We also get the music video for the Plain White T’s “Pet Sematary” and some preview trailers, with a terrific one for Sam Raimi’s impressively mounted Oz The Great and Powerful.
In a year that saw several horror-themed animated movies, Frankenweenie is, for me, the best. Paranorman is excellent fun, but Burton pips it to the spooky-kooky post with heart and soul so spare, and a delightful ambience of creepy nostalgia. Hotel Transylvania was much more entertaining than many would have you believe, but it still doesn’t hold a flaming torch to Burton’s delightfully simple and decidedly un-wise-ass depiction of retro, family-acceptable dark fantasy.
The story is an emotive one, but the tragic elements are giddily and swiftly spun around into quirky suspense and amusingly macabre set-pieces. Kids digging up the dead and bringing them back to life? That’s a bit subversive, isn’t it? Yes, it is … but only the stone-hearted could fail to be moved by the simple act of devotion that bridges the gap between life and death witnessed here.
The 3D is extremely well handled and definitely adds to the experience. The 2D version – providing it doesn’t hail from the faulty batch that has been doing the rounds – offers a brilliant image too, albeit one that suffers from a touch of more noticeable banding and judder. The audio is fine, but undemanding, and the extras, though sparse, are still interesting and worth a look. The inclusion of the live-action original short is, naturally, the icing on the cake. It still works wonderfully today, and it sits perfectly alongside the more elaborate stop-motion update.

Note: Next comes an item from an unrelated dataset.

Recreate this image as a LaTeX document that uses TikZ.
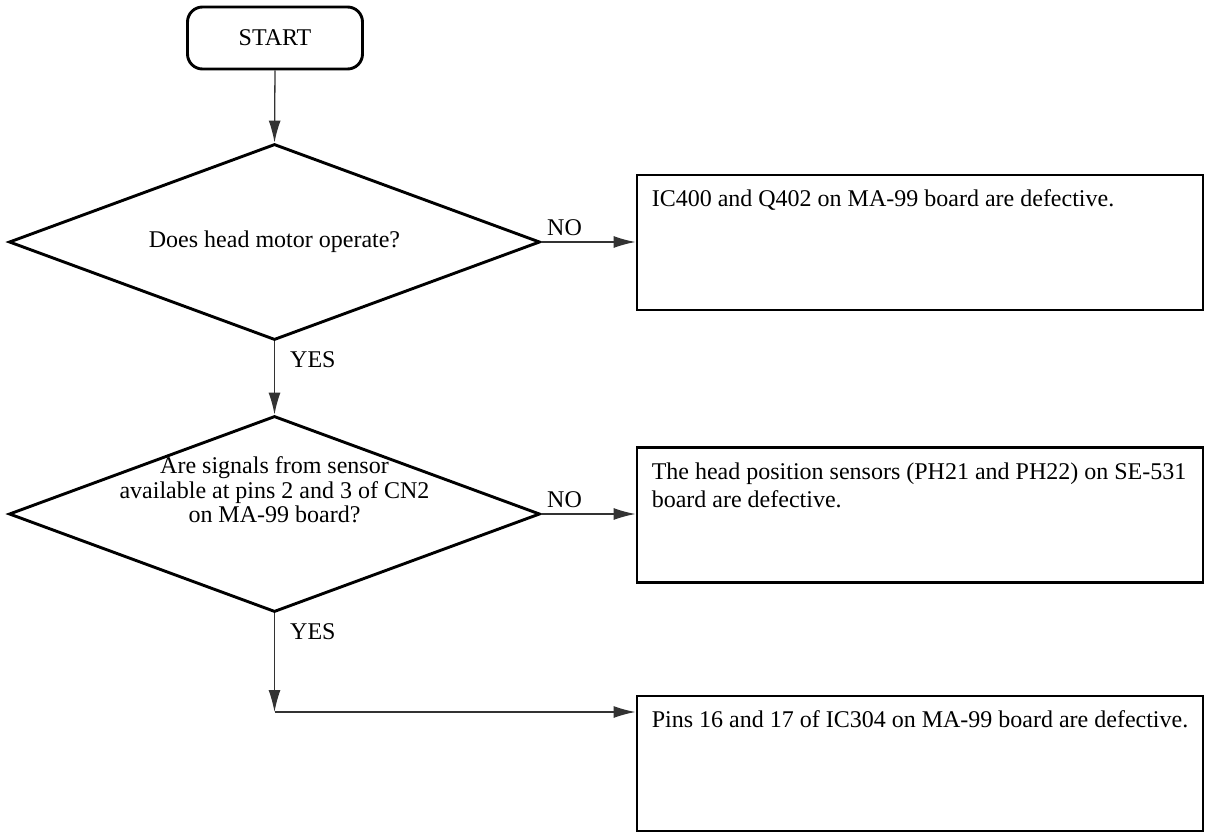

Tim Burton can easily lose his way again, I’m sure. It always strikes me that if you opened-up his gypsy-coiffed head, you would unleash a cascade of question-marks, play-dough, half-formed sketches and tweety-boyds, so it is hardly surprising that his career blunders off down the wrong path on occasion. This time, though, like his young Victor Frankenstein, he has knocked it out of the park and delivered a little slice of the sweetly manic/melancholic magic that we all know he can do so well.
Frankenweenie comes highly recommended.